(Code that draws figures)

------------------------------------------------

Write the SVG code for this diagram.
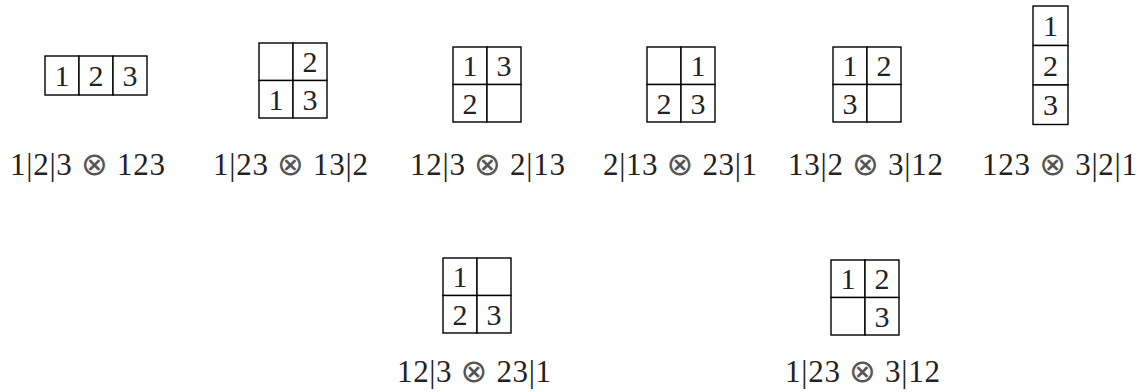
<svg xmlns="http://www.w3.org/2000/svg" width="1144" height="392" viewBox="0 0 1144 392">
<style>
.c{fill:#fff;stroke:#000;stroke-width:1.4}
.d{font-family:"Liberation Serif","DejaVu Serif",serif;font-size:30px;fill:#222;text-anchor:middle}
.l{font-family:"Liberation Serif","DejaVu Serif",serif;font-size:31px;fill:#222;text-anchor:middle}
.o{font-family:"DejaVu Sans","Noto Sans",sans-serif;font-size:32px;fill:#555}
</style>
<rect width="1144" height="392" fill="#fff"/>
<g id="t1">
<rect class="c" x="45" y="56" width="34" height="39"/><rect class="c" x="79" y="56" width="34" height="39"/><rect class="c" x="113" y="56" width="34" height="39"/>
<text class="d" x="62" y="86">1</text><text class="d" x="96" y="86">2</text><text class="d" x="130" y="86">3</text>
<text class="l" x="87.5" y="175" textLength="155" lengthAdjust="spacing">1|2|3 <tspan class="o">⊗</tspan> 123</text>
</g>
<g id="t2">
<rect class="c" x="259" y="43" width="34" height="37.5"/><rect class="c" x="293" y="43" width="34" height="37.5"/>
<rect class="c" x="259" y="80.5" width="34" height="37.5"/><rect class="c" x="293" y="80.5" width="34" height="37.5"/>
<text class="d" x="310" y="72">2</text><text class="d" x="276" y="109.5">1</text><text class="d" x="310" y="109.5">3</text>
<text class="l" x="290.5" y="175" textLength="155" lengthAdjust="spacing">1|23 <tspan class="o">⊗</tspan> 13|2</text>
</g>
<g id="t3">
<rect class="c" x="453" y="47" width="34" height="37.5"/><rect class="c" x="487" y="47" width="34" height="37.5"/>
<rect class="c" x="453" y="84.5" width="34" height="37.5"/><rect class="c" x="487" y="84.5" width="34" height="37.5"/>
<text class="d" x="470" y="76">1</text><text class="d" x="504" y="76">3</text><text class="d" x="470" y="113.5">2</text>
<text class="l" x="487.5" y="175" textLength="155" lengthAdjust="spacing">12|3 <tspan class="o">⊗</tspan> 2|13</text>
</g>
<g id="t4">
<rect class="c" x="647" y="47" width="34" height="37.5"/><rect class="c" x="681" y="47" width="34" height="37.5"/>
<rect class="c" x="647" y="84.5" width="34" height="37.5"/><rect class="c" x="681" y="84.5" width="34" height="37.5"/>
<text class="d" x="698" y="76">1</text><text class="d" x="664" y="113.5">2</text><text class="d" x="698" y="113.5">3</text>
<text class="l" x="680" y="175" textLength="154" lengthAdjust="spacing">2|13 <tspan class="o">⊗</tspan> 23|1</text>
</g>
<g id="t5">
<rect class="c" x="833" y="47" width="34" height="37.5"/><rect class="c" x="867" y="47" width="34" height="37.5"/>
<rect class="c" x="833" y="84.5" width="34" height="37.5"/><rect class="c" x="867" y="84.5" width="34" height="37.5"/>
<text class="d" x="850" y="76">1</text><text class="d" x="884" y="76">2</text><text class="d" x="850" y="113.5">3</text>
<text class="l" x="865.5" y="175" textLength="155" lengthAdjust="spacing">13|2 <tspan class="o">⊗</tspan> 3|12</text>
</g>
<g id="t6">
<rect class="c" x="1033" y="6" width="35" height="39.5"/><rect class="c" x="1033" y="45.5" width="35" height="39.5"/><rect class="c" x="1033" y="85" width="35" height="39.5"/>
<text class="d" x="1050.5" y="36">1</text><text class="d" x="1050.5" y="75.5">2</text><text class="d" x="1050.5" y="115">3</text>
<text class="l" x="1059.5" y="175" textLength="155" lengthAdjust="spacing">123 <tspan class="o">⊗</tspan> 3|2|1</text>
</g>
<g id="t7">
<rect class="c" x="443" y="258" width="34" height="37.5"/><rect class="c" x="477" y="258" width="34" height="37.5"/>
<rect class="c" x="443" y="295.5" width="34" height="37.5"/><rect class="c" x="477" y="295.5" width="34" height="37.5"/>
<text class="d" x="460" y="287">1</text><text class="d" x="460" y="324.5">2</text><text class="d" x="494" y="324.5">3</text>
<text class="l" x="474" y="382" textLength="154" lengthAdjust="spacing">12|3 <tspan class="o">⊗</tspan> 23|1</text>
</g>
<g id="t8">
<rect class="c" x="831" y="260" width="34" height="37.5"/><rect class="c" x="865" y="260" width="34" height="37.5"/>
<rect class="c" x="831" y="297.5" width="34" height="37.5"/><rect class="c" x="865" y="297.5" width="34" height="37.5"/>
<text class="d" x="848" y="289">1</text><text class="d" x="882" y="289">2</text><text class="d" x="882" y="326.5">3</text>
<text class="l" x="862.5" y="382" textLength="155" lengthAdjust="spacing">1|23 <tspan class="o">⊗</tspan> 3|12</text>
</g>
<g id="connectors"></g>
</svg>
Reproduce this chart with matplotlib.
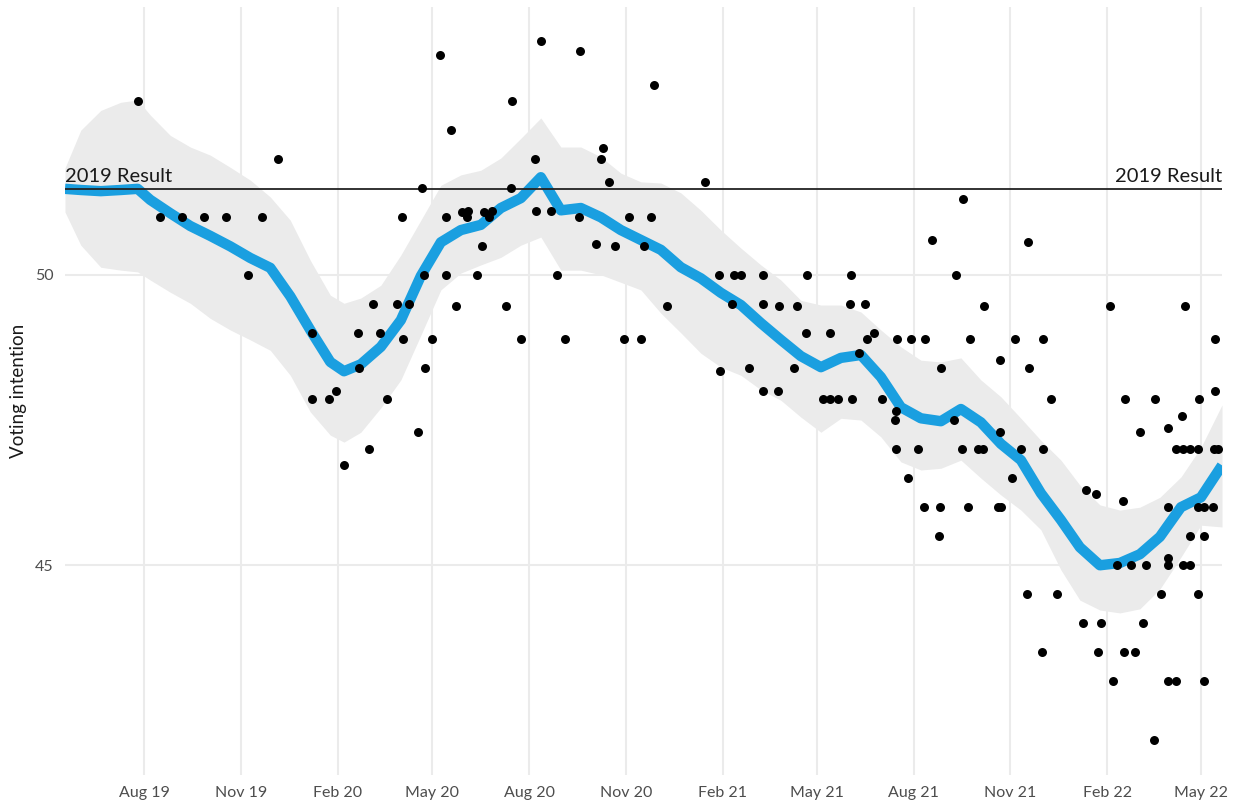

------------------------------------------------

__THE REQUEST__
Retype every record above exactly as written, but leave out the pictures.

__RESPONSE BELOW__
Write the SVG code for this diagram.
<svg xmlns="http://www.w3.org/2000/svg" width="1144" height="392" viewBox="0 0 1144 392">
<style>
.c{fill:#fff;stroke:#000;stroke-width:1.4}
.d{font-family:"Liberation Serif","DejaVu Serif",serif;font-size:30px;fill:#222;text-anchor:middle}
.l{font-family:"Liberation Serif","DejaVu Serif",serif;font-size:31px;fill:#222;text-anchor:middle}
.o{font-family:"DejaVu Sans","Noto Sans",sans-serif;font-size:32px;fill:#555}
</style>
<rect width="1144" height="392" fill="#fff"/>
<g id="t1">
<rect class="c" x="45" y="56" width="34" height="39"/><rect class="c" x="79" y="56" width="34" height="39"/><rect class="c" x="113" y="56" width="34" height="39"/>
<text class="d" x="62" y="86">1</text><text class="d" x="96" y="86">2</text><text class="d" x="130" y="86">3</text>
<text class="l" x="87.5" y="175" textLength="155" lengthAdjust="spacing">1|2|3 <tspan class="o">⊗</tspan> 123</text>
</g>
<g id="t2">
<rect class="c" x="259" y="43" width="34" height="37.5"/><rect class="c" x="293" y="43" width="34" height="37.5"/>
<rect class="c" x="259" y="80.5" width="34" height="37.5"/><rect class="c" x="293" y="80.5" width="34" height="37.5"/>
<text class="d" x="310" y="72">2</text><text class="d" x="276" y="109.5">1</text><text class="d" x="310" y="109.5">3</text>
<text class="l" x="290.5" y="175" textLength="155" lengthAdjust="spacing">1|23 <tspan class="o">⊗</tspan> 13|2</text>
</g>
<g id="t3">
<rect class="c" x="453" y="47" width="34" height="37.5"/><rect class="c" x="487" y="47" width="34" height="37.5"/>
<rect class="c" x="453" y="84.5" width="34" height="37.5"/><rect class="c" x="487" y="84.5" width="34" height="37.5"/>
<text class="d" x="470" y="76">1</text><text class="d" x="504" y="76">3</text><text class="d" x="470" y="113.5">2</text>
<text class="l" x="487.5" y="175" textLength="155" lengthAdjust="spacing">12|3 <tspan class="o">⊗</tspan> 2|13</text>
</g>
<g id="t4">
<rect class="c" x="647" y="47" width="34" height="37.5"/><rect class="c" x="681" y="47" width="34" height="37.5"/>
<rect class="c" x="647" y="84.5" width="34" height="37.5"/><rect class="c" x="681" y="84.5" width="34" height="37.5"/>
<text class="d" x="698" y="76">1</text><text class="d" x="664" y="113.5">2</text><text class="d" x="698" y="113.5">3</text>
<text class="l" x="680" y="175" textLength="154" lengthAdjust="spacing">2|13 <tspan class="o">⊗</tspan> 23|1</text>
</g>
<g id="t5">
<rect class="c" x="833" y="47" width="34" height="37.5"/><rect class="c" x="867" y="47" width="34" height="37.5"/>
<rect class="c" x="833" y="84.5" width="34" height="37.5"/><rect class="c" x="867" y="84.5" width="34" height="37.5"/>
<text class="d" x="850" y="76">1</text><text class="d" x="884" y="76">2</text><text class="d" x="850" y="113.5">3</text>
<text class="l" x="865.5" y="175" textLength="155" lengthAdjust="spacing">13|2 <tspan class="o">⊗</tspan> 3|12</text>
</g>
<g id="t6">
<rect class="c" x="1033" y="6" width="35" height="39.5"/><rect class="c" x="1033" y="45.5" width="35" height="39.5"/><rect class="c" x="1033" y="85" width="35" height="39.5"/>
<text class="d" x="1050.5" y="36">1</text><text class="d" x="1050.5" y="75.5">2</text><text class="d" x="1050.5" y="115">3</text>
<text class="l" x="1059.5" y="175" textLength="155" lengthAdjust="spacing">123 <tspan class="o">⊗</tspan> 3|2|1</text>
</g>
<g id="t7">
<rect class="c" x="443" y="258" width="34" height="37.5"/><rect class="c" x="477" y="258" width="34" height="37.5"/>
<rect class="c" x="443" y="295.5" width="34" height="37.5"/><rect class="c" x="477" y="295.5" width="34" height="37.5"/>
<text class="d" x="460" y="287">1</text><text class="d" x="460" y="324.5">2</text><text class="d" x="494" y="324.5">3</text>
<text class="l" x="474" y="382" textLength="154" lengthAdjust="spacing">12|3 <tspan class="o">⊗</tspan> 23|1</text>
</g>
<g id="t8">
<rect class="c" x="831" y="260" width="34" height="37.5"/><rect class="c" x="865" y="260" width="34" height="37.5"/>
<rect class="c" x="831" y="297.5" width="34" height="37.5"/><rect class="c" x="865" y="297.5" width="34" height="37.5"/>
<text class="d" x="848" y="289">1</text><text class="d" x="882" y="289">2</text><text class="d" x="882" y="326.5">3</text>
<text class="l" x="862.5" y="382" textLength="155" lengthAdjust="spacing">1|23 <tspan class="o">⊗</tspan> 3|12</text>
</g>
<g id="connectors"></g>
</svg>
Reproduce this chart with matplotlib.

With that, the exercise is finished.